In conclusion, we can say that, after a careful examination of the evidence as presented by the record, we think it fully supports the verdict of the jury, and justified the infliction upon the defendant of the extreme penalty of the law. It appears conclusively from the evidence that he brutally assaulted a married woman in her own house, during the absence of her husband, and when there was no protection near, and by beating her over the head with dangerous instruments, and by means of his superior physical strength, he finally succeeded in accomplishing his fiendish purpose, which was the ravishment of this unprotected woman.
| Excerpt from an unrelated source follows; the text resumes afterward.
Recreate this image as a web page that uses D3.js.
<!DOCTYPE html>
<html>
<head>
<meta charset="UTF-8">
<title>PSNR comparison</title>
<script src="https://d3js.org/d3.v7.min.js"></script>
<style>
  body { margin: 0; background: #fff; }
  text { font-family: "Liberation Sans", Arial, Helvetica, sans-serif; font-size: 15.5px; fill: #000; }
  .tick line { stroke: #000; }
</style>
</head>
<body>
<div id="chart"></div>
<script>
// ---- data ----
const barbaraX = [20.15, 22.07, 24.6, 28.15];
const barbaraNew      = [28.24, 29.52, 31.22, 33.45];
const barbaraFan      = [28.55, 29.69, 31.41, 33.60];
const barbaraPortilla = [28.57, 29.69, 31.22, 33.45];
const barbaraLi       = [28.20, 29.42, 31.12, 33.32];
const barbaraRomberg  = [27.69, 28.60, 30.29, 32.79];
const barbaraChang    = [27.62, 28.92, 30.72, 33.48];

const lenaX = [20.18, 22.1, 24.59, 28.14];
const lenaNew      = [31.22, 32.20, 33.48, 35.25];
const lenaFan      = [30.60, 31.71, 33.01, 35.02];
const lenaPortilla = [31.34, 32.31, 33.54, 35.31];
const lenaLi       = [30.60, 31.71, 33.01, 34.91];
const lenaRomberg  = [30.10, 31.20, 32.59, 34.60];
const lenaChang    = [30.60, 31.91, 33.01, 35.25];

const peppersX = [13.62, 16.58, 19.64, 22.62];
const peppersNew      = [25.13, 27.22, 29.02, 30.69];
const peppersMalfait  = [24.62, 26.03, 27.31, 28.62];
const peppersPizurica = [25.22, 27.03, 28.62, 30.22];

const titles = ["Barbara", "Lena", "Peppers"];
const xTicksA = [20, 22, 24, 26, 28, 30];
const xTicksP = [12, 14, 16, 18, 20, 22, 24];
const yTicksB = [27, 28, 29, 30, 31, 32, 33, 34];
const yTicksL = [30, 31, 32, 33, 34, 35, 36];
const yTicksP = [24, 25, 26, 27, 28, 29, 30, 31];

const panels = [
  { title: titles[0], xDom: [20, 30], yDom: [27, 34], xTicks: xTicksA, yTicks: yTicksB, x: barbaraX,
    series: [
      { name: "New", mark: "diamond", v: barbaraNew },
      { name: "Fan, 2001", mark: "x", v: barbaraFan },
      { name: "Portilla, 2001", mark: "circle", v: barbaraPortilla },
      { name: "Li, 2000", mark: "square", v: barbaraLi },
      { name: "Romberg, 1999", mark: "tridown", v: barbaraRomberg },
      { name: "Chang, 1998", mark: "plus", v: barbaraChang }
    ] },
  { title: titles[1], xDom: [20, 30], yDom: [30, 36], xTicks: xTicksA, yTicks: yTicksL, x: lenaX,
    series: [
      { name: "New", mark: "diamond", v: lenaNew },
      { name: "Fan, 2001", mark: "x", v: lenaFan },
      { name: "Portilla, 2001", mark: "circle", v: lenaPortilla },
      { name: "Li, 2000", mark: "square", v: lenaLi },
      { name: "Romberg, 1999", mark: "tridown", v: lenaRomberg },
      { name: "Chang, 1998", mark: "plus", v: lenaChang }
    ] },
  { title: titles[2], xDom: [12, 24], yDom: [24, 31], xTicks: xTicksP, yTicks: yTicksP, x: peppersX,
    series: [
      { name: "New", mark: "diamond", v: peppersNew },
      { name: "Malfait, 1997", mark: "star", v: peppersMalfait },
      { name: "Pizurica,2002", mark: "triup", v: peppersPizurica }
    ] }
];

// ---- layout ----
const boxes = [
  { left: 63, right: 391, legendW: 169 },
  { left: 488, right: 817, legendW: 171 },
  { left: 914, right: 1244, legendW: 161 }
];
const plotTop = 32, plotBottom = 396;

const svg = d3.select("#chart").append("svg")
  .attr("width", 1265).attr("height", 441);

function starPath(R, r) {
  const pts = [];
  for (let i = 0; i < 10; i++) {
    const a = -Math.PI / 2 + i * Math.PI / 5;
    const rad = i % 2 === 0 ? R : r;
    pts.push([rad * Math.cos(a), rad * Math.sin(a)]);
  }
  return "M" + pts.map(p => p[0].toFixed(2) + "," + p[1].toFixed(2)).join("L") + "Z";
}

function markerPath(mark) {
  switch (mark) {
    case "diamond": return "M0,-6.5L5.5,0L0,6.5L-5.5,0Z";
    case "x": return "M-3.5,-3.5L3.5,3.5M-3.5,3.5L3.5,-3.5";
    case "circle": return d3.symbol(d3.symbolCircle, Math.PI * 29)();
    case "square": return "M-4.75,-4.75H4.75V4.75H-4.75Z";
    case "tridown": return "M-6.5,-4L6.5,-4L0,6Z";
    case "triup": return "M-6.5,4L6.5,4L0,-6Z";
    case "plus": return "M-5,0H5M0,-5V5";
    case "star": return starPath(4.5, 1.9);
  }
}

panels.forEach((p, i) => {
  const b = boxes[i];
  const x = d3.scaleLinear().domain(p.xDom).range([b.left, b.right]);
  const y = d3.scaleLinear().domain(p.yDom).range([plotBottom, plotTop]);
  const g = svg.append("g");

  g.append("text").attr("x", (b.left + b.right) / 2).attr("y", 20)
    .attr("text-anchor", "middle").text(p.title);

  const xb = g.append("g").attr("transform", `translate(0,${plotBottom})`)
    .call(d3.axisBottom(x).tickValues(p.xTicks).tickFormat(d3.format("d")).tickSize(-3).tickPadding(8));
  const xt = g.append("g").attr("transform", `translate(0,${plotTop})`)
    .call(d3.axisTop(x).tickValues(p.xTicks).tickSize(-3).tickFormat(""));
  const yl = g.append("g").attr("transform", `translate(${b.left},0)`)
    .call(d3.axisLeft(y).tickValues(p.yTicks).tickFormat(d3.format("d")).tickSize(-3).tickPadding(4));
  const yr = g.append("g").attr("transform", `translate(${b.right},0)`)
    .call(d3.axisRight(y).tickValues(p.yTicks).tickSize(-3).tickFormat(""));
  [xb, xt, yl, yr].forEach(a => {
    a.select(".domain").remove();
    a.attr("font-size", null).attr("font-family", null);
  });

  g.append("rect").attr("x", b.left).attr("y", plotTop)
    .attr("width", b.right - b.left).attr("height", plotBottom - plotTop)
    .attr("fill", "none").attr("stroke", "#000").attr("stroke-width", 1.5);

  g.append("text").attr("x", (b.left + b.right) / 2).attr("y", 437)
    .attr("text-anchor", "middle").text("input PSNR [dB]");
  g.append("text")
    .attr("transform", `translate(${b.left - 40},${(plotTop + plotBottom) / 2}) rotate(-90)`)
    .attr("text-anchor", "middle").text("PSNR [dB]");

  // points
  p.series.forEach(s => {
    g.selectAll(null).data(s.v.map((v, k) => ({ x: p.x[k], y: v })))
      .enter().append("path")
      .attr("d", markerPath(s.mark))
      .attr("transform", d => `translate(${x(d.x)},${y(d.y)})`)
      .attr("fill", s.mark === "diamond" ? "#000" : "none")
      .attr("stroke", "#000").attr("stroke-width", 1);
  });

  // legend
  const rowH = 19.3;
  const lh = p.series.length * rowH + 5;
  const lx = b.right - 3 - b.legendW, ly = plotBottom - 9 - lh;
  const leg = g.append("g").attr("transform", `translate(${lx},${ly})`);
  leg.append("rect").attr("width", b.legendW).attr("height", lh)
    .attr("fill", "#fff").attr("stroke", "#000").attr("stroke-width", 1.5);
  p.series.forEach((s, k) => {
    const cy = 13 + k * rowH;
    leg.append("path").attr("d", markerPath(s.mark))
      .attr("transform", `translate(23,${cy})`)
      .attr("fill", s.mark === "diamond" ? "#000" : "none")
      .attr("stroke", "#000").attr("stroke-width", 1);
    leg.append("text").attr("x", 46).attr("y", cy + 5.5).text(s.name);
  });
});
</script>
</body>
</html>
While by this conviction he has been adjudged to pay with his life the penalty of his heinous offense, we do not hesitate to say that in our judgment he has had a fair and impartial trial in accordance with all the forms of the law, and that, as far as it is apparent to our finite minds, he justly deserves to die for his high crime.

The judgment of the court below is in all things affirmed.

Affirmed.

Opinion delivered February 17, 1883.